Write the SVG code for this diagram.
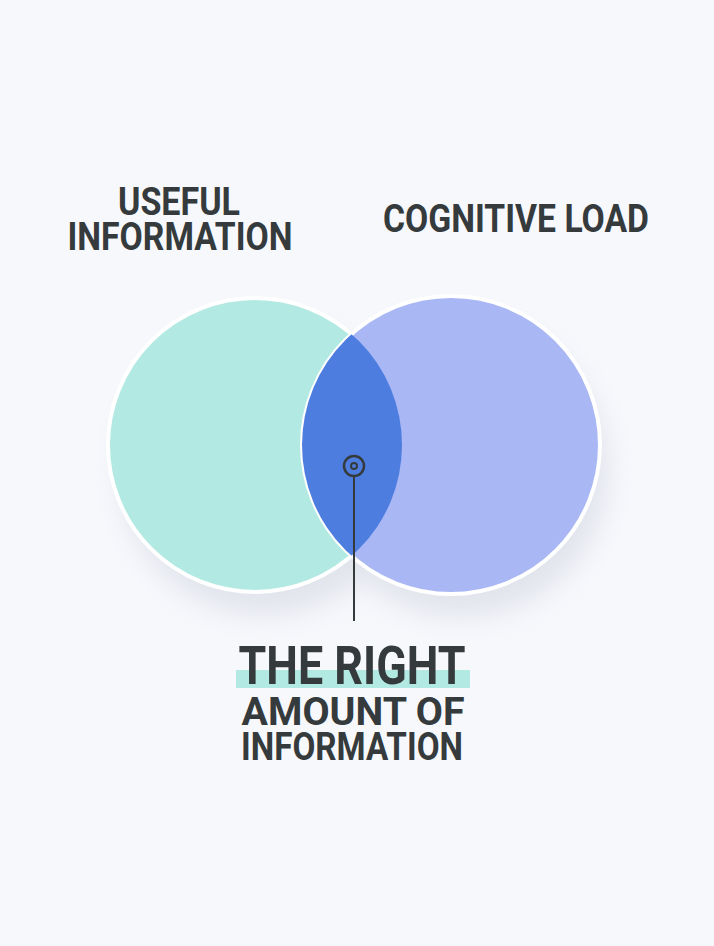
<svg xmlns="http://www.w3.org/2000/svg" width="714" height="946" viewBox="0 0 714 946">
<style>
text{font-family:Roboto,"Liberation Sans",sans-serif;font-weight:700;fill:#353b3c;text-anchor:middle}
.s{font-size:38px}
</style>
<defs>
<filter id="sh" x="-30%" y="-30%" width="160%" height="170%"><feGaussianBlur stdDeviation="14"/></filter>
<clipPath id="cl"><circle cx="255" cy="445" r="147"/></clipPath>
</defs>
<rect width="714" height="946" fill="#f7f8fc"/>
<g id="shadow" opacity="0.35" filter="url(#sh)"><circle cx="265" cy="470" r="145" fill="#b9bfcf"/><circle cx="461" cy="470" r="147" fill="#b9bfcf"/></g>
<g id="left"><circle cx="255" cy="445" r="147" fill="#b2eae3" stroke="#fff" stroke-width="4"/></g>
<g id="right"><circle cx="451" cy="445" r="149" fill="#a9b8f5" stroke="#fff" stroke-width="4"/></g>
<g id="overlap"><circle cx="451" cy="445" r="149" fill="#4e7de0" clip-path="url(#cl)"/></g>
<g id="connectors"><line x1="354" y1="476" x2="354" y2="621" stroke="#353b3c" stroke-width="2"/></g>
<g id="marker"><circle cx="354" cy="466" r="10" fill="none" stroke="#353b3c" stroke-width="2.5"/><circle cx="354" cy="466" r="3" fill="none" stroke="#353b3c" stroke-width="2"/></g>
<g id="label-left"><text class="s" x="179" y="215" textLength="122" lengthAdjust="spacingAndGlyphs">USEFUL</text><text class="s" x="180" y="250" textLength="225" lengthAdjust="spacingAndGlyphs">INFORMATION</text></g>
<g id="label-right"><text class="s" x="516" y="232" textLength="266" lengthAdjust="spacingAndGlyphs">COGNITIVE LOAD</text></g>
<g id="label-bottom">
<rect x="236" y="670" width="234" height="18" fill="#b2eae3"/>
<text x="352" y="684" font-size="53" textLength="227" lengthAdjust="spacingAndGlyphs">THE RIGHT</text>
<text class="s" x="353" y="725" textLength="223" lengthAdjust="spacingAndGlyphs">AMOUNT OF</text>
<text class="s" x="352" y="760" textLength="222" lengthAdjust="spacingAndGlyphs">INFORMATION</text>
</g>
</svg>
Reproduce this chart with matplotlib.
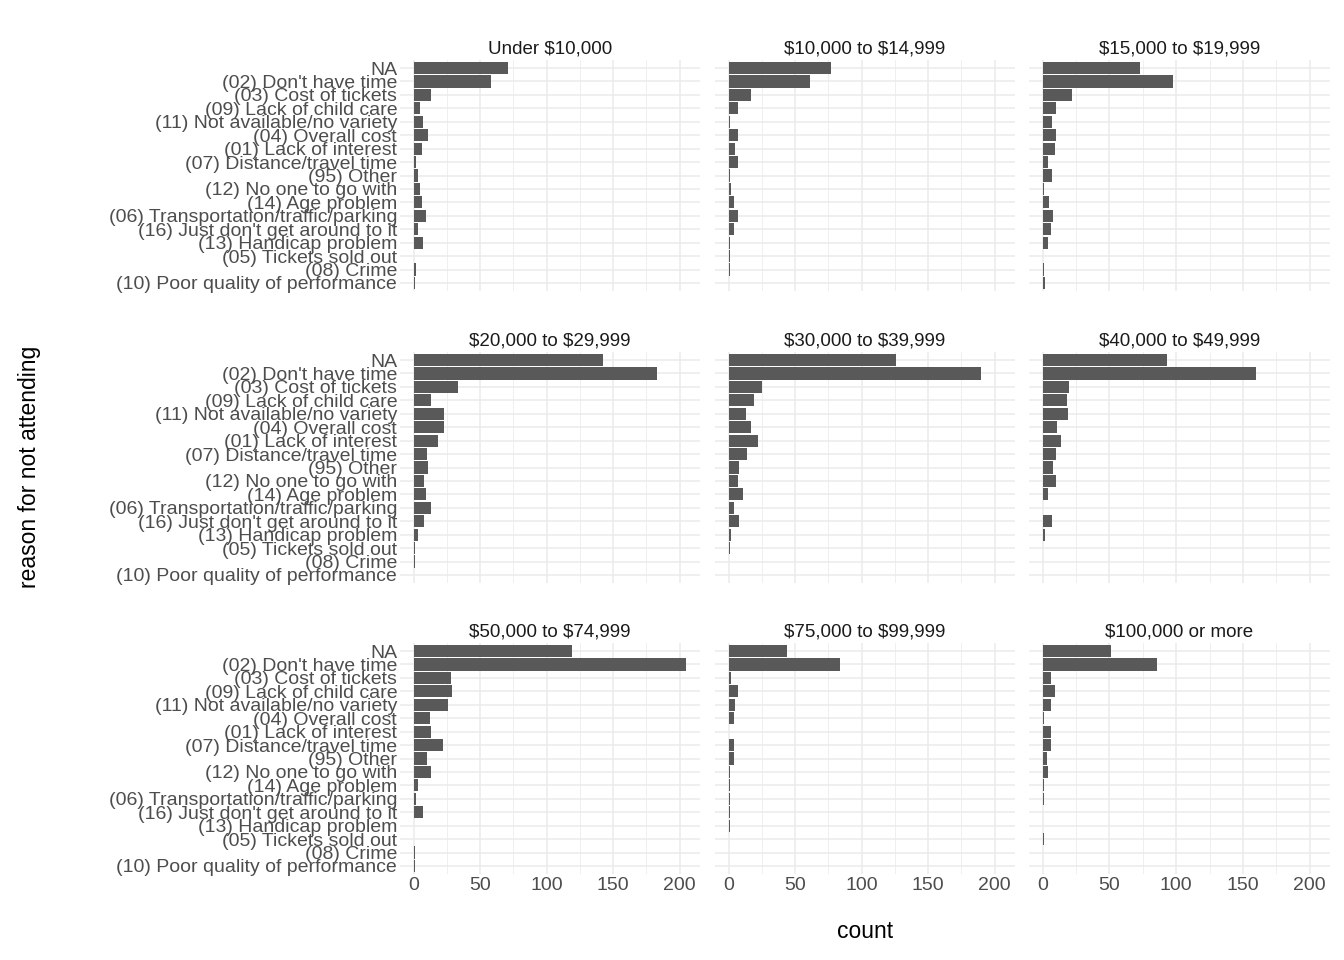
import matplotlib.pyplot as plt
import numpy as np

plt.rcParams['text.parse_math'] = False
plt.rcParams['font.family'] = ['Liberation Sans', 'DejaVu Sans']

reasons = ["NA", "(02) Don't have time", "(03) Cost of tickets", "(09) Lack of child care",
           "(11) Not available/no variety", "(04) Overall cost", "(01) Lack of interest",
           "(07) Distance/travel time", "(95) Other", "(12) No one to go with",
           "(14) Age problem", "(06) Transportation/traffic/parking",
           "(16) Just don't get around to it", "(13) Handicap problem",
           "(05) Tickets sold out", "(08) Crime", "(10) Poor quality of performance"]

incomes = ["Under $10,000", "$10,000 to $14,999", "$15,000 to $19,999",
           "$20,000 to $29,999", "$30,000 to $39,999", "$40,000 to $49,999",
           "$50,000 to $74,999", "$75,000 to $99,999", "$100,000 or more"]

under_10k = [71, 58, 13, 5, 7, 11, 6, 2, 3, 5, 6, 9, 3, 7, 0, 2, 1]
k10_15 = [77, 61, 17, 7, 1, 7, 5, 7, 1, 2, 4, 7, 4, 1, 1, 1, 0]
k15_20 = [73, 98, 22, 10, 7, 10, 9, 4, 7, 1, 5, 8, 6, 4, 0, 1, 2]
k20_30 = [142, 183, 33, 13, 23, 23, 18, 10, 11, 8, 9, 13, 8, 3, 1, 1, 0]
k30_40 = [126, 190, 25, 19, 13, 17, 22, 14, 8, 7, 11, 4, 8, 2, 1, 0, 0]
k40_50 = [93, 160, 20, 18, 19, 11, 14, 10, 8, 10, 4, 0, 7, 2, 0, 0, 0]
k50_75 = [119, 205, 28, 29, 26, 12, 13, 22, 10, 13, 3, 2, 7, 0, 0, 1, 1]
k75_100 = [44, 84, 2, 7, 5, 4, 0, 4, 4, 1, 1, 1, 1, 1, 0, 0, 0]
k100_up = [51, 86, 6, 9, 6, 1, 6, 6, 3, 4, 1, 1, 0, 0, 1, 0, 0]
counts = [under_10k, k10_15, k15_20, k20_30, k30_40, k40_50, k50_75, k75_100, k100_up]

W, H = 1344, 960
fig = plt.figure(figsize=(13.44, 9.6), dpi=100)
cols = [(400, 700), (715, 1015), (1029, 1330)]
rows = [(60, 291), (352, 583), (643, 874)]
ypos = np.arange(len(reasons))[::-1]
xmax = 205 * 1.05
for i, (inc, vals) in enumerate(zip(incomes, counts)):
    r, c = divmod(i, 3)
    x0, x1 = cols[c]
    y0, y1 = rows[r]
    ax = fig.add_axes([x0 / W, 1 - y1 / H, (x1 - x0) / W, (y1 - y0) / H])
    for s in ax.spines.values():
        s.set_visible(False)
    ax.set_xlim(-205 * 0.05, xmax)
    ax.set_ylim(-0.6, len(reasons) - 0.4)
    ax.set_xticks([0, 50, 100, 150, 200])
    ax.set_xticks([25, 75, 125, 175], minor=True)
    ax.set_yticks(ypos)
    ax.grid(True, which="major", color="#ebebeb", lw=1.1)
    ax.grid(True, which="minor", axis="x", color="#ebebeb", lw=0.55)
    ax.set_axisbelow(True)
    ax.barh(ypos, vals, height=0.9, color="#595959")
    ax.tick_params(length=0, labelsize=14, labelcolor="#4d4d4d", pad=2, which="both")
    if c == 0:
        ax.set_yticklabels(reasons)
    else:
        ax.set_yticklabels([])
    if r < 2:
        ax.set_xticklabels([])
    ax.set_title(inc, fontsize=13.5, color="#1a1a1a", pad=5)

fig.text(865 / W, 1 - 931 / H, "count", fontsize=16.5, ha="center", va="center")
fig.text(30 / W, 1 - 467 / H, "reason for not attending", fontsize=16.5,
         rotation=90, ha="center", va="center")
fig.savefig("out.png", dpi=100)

### What you should do
Gather each line in the data that holds the string "with".

### The output
Reproduce this chart with matplotlib.
           "(07) Distance/travel time", "(95) Other", "(12) No one to go with",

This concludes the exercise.